As the police raided the home, known as "La Gran Familia", they saw children living in shocking conditions. Children were living in squalor where rats and insects swarmed the residential facility.

Early investigations revealed that the operator of the house, Rose Verduzco, and her eight employees inflicted "a variety of physical and psychological abuse" on the residents, said an investigator Tomas Zeron at the attorney general's office.

The children were forced to beg in the street, sleep on the floor and eat spoilt food, said Zeron.

Some residents were allegedly sexually abused as well.

The home, which has operated for more than 40 years in the town of Zamora in western Michoacan state, came under the spotlight after reports emerged that five kidnapped children were being held there.

Furthermore, at least 50 complaints were filed about its operators. Verduzco is now being questioned by authorities, said government officials.

The home housed children left there by troubled parents.

Lucia Carranza said she was bursting to see her five-year-old son after only being allowed three visits a year since handing him over to the shelter.

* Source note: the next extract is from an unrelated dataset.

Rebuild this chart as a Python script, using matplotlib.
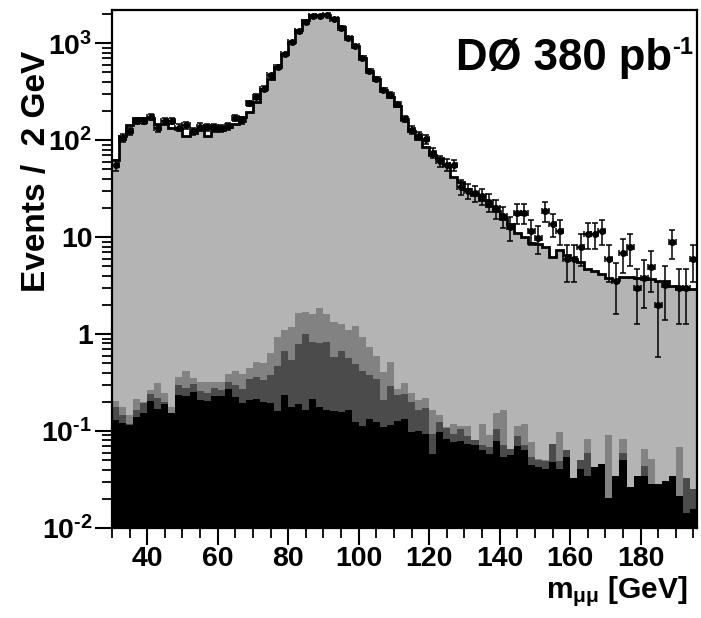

“My husband and I were day workers, we worked in the countryside and survived by the grace of God, so I couldn’t keep my baby and they recommended this place,” Carranza, 25, told AFP.

“I thought I would be able to see him every week like at other facilities, but no.... We looked for lawyers but everyone told me it was impossible to do anything against her (Verduzco),” she said.

Children born in the facility were registered as offspring of Verduzco, and their parents were denied the right to raise them, officials said.

One former resident, Bertha Saucedo, told Foro TV that Verduzco had forced her to give up her daughter, who has Down's syndrome, after she gave birth at the shelter.

"They took my daughter away from me when she was three months old. When she was six years old, I started coming to see her and she (Verduzco) never let me see her because she had Down's syndrome and if I didn't pay her she was never going to give her back," Saucedo said.

"I didn't file a complaint because I was afraid they would treat her badly, hit her and take her food away."